▸ **What you should do**: Leave out the pictures, and write out exactly the lines from the beginning of the material to the line holding "const svg = d3.select('#chart');", that line included, and nothing else.

----------------

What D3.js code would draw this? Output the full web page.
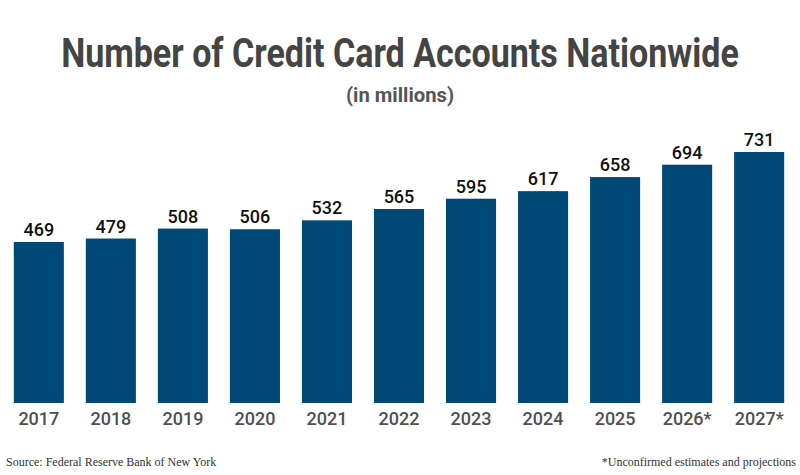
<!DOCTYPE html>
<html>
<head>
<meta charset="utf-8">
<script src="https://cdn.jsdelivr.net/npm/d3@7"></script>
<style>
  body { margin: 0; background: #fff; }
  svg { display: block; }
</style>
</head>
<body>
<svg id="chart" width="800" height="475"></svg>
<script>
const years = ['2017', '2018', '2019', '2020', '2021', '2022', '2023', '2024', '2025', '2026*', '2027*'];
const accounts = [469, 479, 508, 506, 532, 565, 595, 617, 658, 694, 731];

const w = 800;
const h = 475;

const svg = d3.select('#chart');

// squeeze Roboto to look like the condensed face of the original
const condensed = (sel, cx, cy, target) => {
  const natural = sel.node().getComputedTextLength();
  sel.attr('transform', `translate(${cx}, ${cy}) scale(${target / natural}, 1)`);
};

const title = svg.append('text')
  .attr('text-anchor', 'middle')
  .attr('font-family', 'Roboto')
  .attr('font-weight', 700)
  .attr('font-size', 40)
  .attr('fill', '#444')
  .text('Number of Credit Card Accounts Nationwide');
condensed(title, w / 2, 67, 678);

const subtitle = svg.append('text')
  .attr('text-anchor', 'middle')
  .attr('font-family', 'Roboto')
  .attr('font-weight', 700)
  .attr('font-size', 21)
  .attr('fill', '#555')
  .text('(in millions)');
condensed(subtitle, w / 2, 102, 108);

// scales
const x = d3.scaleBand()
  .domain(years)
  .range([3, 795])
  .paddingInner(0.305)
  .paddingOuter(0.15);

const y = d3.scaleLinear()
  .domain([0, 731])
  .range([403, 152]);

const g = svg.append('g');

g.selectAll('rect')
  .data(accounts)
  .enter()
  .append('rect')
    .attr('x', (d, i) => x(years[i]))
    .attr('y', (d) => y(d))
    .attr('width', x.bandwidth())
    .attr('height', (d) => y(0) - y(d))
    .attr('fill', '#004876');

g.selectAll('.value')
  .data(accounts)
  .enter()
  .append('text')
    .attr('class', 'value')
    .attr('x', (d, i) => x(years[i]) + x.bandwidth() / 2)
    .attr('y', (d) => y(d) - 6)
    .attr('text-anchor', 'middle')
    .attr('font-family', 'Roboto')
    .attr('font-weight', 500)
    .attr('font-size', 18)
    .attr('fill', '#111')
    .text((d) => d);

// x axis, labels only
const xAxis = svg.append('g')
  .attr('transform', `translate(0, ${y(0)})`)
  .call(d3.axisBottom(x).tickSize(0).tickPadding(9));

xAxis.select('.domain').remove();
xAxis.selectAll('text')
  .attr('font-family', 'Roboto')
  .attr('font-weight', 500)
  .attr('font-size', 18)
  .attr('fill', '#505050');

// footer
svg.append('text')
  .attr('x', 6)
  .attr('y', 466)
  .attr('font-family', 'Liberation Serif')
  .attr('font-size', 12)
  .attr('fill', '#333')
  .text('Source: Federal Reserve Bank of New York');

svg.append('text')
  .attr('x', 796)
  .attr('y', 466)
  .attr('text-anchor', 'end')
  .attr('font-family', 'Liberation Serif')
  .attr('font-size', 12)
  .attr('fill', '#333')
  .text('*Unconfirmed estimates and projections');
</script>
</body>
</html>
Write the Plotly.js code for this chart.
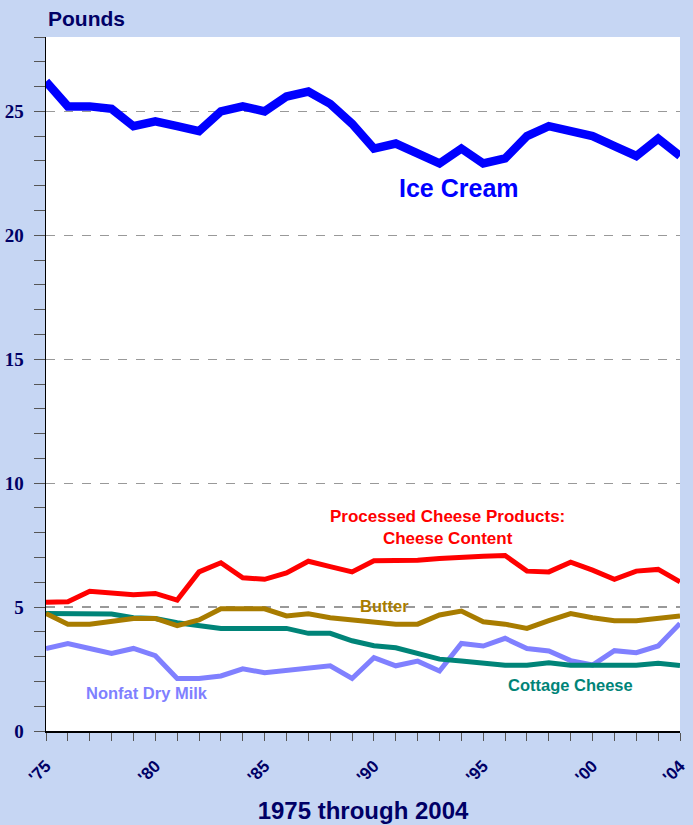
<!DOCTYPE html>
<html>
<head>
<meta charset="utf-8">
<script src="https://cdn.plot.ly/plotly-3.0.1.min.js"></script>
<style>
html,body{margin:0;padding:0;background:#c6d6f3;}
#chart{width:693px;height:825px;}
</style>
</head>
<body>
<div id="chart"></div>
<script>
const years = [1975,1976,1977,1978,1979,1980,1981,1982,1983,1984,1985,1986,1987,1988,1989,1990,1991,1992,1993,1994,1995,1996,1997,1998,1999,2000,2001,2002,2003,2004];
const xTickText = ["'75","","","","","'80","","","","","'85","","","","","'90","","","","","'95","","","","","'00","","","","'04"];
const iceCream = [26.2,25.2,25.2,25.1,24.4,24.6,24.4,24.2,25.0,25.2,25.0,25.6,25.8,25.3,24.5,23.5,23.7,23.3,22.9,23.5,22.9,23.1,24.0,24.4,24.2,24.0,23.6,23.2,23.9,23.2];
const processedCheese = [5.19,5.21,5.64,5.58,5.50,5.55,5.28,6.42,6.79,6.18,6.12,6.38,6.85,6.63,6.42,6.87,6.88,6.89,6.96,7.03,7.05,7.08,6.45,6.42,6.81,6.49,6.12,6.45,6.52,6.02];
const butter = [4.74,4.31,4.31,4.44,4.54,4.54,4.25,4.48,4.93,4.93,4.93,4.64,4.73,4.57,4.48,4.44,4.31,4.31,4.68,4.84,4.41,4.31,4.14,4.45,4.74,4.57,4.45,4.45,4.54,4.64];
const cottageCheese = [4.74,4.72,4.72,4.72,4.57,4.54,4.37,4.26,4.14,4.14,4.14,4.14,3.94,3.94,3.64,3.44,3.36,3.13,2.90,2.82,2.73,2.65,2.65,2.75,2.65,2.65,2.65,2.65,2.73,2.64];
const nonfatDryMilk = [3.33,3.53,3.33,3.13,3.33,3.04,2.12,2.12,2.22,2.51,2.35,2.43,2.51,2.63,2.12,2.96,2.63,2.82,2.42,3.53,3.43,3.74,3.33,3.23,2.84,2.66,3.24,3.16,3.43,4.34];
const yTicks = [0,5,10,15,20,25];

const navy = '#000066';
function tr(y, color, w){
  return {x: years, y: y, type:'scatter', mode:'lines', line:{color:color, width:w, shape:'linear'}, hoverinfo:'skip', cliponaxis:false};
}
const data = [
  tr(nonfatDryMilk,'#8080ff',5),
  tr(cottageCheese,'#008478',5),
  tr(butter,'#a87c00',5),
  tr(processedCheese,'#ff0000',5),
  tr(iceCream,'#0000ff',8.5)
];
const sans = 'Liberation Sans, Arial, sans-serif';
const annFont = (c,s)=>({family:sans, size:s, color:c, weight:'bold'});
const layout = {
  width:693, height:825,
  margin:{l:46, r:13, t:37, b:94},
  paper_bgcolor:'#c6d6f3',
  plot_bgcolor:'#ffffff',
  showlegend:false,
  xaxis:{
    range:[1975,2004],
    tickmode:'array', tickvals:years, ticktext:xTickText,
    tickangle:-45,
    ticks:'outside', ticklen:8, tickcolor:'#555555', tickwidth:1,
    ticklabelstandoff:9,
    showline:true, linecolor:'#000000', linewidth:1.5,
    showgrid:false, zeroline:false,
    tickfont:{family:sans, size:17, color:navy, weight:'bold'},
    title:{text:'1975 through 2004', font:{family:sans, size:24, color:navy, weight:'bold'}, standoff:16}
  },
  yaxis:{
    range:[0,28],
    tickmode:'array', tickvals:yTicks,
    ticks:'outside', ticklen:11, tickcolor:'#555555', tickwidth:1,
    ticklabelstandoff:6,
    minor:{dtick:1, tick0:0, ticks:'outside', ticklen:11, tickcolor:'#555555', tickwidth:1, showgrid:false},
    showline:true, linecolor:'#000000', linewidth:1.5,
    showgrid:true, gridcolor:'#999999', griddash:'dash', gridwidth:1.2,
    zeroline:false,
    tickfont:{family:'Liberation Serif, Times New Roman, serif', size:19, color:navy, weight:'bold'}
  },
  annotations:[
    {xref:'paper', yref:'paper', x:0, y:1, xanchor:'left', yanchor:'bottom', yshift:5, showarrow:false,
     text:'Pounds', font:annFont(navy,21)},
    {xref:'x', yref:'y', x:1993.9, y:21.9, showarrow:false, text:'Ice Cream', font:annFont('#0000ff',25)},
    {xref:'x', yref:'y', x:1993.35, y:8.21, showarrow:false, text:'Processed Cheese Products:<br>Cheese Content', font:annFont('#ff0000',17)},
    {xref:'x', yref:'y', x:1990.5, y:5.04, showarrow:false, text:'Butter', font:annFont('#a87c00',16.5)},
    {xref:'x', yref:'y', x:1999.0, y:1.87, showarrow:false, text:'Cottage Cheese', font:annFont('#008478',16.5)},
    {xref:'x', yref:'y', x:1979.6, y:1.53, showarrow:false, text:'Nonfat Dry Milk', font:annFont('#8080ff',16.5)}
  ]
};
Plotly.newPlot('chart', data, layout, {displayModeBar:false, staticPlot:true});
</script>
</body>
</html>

----------------

▸ **Written solution**:
What D3.js code would draw this? Output the full web page.
<!DOCTYPE html>
<html>
<head>
<meta charset="utf-8">
<script src="https://cdn.jsdelivr.net/npm/d3@7"></script>
<style>
  body { margin: 0; background: #fff; }
  svg { display: block; }
</style>
</head>
<body>
<svg id="chart" width="800" height="475"></svg>
<script>
const years = ['2017', '2018', '2019', '2020', '2021', '2022', '2023', '2024', '2025', '2026*', '2027*'];
const accounts = [469, 479, 508, 506, 532, 565, 595, 617, 658, 694, 731];

const w = 800;
const h = 475;

const svg = d3.select('#chart');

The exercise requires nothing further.